= Freight equalisation policy =

Indian economic policy

Freight equalisation policy was adopted by the Government of India (Union Government) to facilitate the equal growth of industry all over India (Indian Union). This meant a factory could be set up anywhere in India and the transportation of minerals would be subsidised by the Union Government. The policy was introduced in 1952, and remained in force until 1993.
The policy hurt the economic prospects of the mineral-rich Indian states like Jharkhand (then part of Bihar), West Bengal, Madhya Pradesh, Assam, Chhattisgarh, and Odisha, since it weakened the incentives for private capital to establish production facilities in these states. As a result of the policy, businesses preferred setting up industrial locations closer to the coastal trade Indian states like Maharashtra and Gujarat and markets in the cities such as Mumbai and Delhi.

== Rationale ==

The freight equalisation concept made "essential" items available at relatively constant prices throughout the country. These items included coal, steel, and cement, among many others. The idea was to promote balanced regional development of industries throughout the country, but it developed few coastal states like Maharashtra and Gujarat.

==Results==

Industrialists interested in setting up plants anywhere in the country would get coal, iron ore, aluminium, etc. at the same price as they used to get in the mineral-rich states. A factory could be set up anywhere in the country and the transportation of minerals would be subsidised by the central government. As a result, there was growth of heavy and middle level-industry outside the mineral-rich regions of the country.

The policy transferred competitive advantages of eastern states to western, southern, and northern states. According to British academic Stuart Corbridge, the policy discouraged the establishment of "resource-processing industries in eastern India, as opposed to the extractive industries, which seem to have imposed on the region a version of the 'resource curse' noted more frequently in sub-Saharan Africa."

In the western region, the policy especially benefited the coastal states such as Maharashtra and Gujarat. The finance minister T. T. Krishnamachari also equalised the freight, which greatly benefited the cement manufacturers in the South Indian states, as limestone and dolomite became cheaper to transport from North India. The North Indian areas that benefited from the policy included Delhi, its surrounding districts, and Punjab.

The sufferers of this policy were the states of West Bengal, Jharkhand (then part of Bihar), Madhya Pradesh, Chhattisgarh and Odisha. These states lost their competitive advantage of holding the minerals, as the factories could now be set up anywhere in India.

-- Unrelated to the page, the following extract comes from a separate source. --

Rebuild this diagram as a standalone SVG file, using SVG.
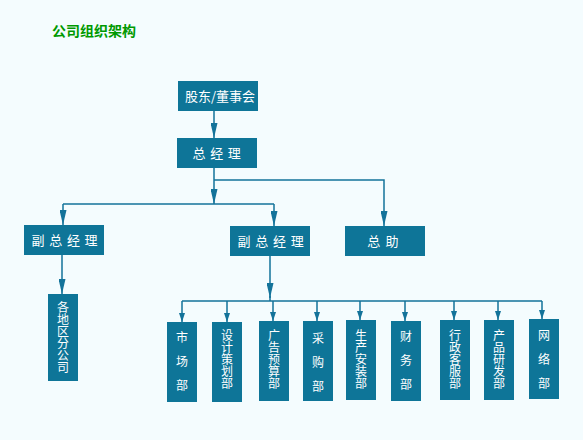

This was not the case in the pre-independence era, when the major business houses like the Tatas and the Dalmias set up industries in Jharkhand (then part of Bihar), and most of the engineering industry was located in the state of West Bengal. Even after the removal of the policy in the early 1990s, these states could not catch up with the more industrialised states. In 1996, the Commerce & Industry minister of West Bengal complained that "the removal of the freight equalisation and licensing policies cannot compensate for the ill that has already been done".